-- Start Supplied records --

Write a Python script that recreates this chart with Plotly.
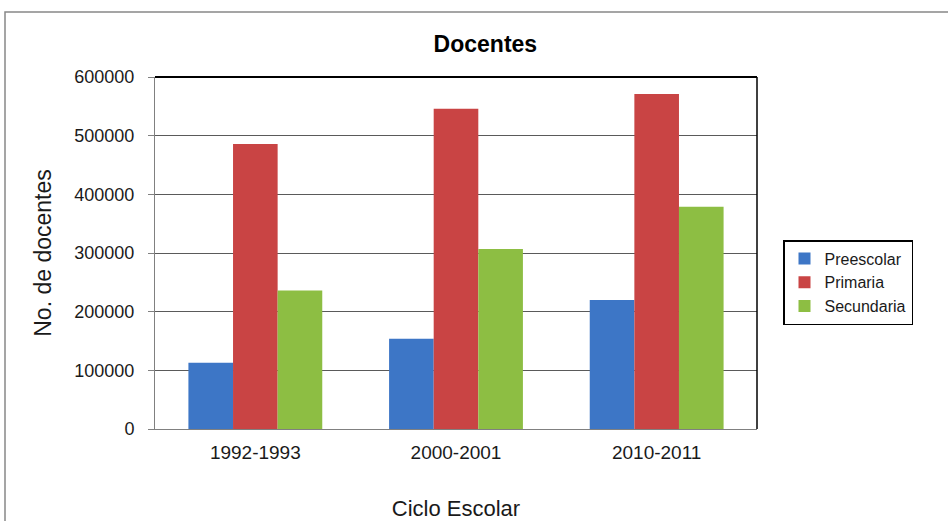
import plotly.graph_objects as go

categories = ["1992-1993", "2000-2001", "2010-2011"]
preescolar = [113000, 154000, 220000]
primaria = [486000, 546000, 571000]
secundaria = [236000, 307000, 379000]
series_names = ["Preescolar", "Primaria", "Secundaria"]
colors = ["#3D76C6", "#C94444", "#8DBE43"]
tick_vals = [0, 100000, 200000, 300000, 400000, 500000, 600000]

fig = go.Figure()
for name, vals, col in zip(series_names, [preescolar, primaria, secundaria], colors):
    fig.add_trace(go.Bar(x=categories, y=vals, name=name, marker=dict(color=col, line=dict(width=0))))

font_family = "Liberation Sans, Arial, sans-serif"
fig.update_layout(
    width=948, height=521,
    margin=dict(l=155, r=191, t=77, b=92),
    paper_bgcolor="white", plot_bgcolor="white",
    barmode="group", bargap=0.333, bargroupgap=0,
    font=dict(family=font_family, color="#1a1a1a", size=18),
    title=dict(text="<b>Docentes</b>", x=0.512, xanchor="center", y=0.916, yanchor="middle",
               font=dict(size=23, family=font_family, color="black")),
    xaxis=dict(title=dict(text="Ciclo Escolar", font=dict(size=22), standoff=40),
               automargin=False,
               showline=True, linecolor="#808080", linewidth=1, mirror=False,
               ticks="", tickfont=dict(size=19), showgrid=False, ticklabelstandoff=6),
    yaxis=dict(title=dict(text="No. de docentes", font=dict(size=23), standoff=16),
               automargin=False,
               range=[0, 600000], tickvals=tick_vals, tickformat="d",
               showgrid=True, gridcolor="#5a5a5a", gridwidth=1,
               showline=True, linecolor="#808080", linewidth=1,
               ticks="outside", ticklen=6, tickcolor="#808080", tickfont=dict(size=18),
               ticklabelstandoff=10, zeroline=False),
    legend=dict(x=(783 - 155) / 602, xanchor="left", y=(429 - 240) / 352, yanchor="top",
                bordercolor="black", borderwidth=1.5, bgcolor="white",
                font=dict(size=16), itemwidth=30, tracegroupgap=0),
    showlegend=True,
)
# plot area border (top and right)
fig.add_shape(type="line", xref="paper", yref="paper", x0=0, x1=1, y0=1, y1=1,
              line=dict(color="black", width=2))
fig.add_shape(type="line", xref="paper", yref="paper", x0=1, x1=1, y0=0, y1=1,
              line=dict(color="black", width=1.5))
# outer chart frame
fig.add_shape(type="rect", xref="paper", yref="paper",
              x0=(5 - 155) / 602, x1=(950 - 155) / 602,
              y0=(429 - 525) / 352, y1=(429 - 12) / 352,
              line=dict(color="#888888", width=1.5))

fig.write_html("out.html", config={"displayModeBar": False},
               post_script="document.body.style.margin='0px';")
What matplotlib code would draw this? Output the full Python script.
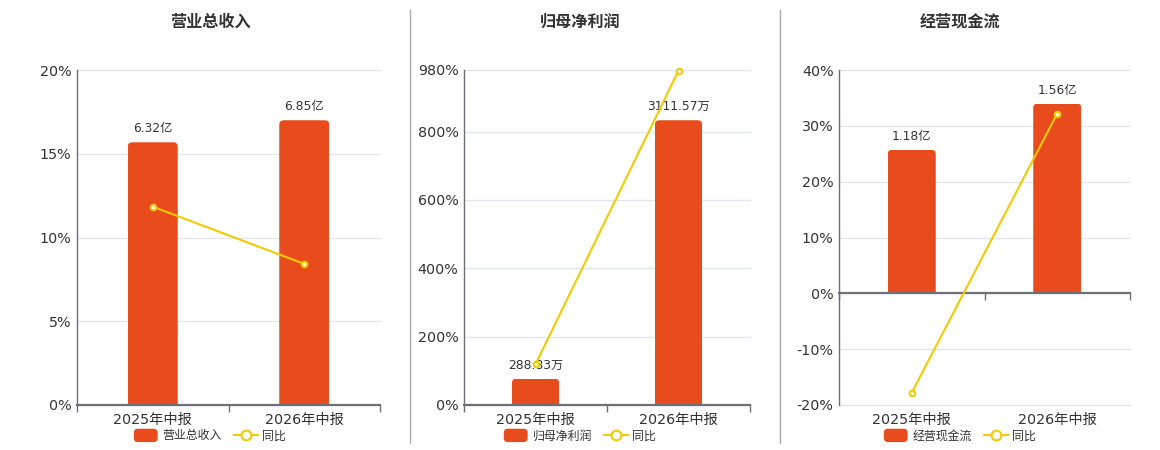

-- End Supplied records --

What is required: Without the pictures, return the listing above from its first line through the line that has "name=name, marker=dict(color=col, line=dict(width=0))))".

Full response:
Write a Python script that recreates this chart with Plotly.
import plotly.graph_objects as go

categories = ["1992-1993", "2000-2001", "2010-2011"]
preescolar = [113000, 154000, 220000]
primaria = [486000, 546000, 571000]
secundaria = [236000, 307000, 379000]
series_names = ["Preescolar", "Primaria", "Secundaria"]
colors = ["#3D76C6", "#C94444", "#8DBE43"]
tick_vals = [0, 100000, 200000, 300000, 400000, 500000, 600000]

fig = go.Figure()
for name, vals, col in zip(series_names, [preescolar, primaria, secundaria], colors):
    fig.add_trace(go.Bar(x=categories, y=vals, name=name, marker=dict(color=col, line=dict(width=0))))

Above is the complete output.